This has become an iconic photograph, used in books, articles and other publications to illustrate both 19th-century sewer building and, more specifically, the process of building a combined sewer in a stream bed. The stream, Mill Creek, rises near Narbeth, in Montgomery County, PA, and once flowed for five miles through West Philadelphia, from the aptly-named Overbrook railroad station near 63rd St. and City Avenue down to the Schuylkill River along the line of 43rd Street. Today, only the section of creek in Montgomery County remain above ground; within the city limits, the main creek and all its tributaries were incorporated into the Philadelphia sewer system, a 30-year project that began in 1869 and ended around 1900.
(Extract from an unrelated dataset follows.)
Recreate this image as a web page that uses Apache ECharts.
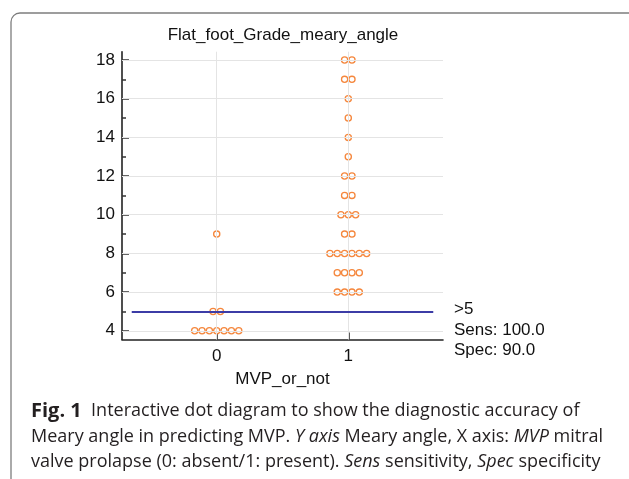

The bottom half of the sewer, called the invert, was already constructed by the time this photograph was taken, and Mill Creek had already been diverted into this artificial channel. The masons are now constructing the top half of the sewer, called the arch. You can see the circular wooden form on which the bricks are being laid, two bricks thick at the top. The form is about 20 feet long, and once the mortar sets the form will be dismantled and reconstructed to build the next 20 foot section.

Some of the workers have stood still for the camera’s long exposure, while those who moved while the shutter was open appear only as see-through ghosts. Two children look to be on their way to or from (or maybe skipping) school to observe the work. In the upper right is a textile factory building that had used the water of Mill Creek for industrial processes such as washing, bleaching and dyeing; now it will have to use city water for these purposes. On the left a remnant of the natural creek bed is visible, and in the background are houses that have already been built right up to the edge of the work in progress.

After the sewer was completed, the land was filled about 30 feet above the original stream bed, the grid of streets was laid across the valley, and this once-rural area was transformed into part of urbanized Philadelphia by the development that quickly followed. The sewage of these new houses and businesses, carried by a system of tributary pipes, flowed into the Mill Creek Sewer, along with stormwater and the remnant flow of the above-ground portion of the stream. With the creek buried out of sight, it quickly dropped out of mind, and people who lived in the neighborhood called Overbrook, or even one called Mill Creek, could not tell you the source of those names. Meanwhile, forgotten or not, the old mill stream, now conscripted to the dirty job of carrying away a neighborhood’s wastes, still rolls on, beneath the streets.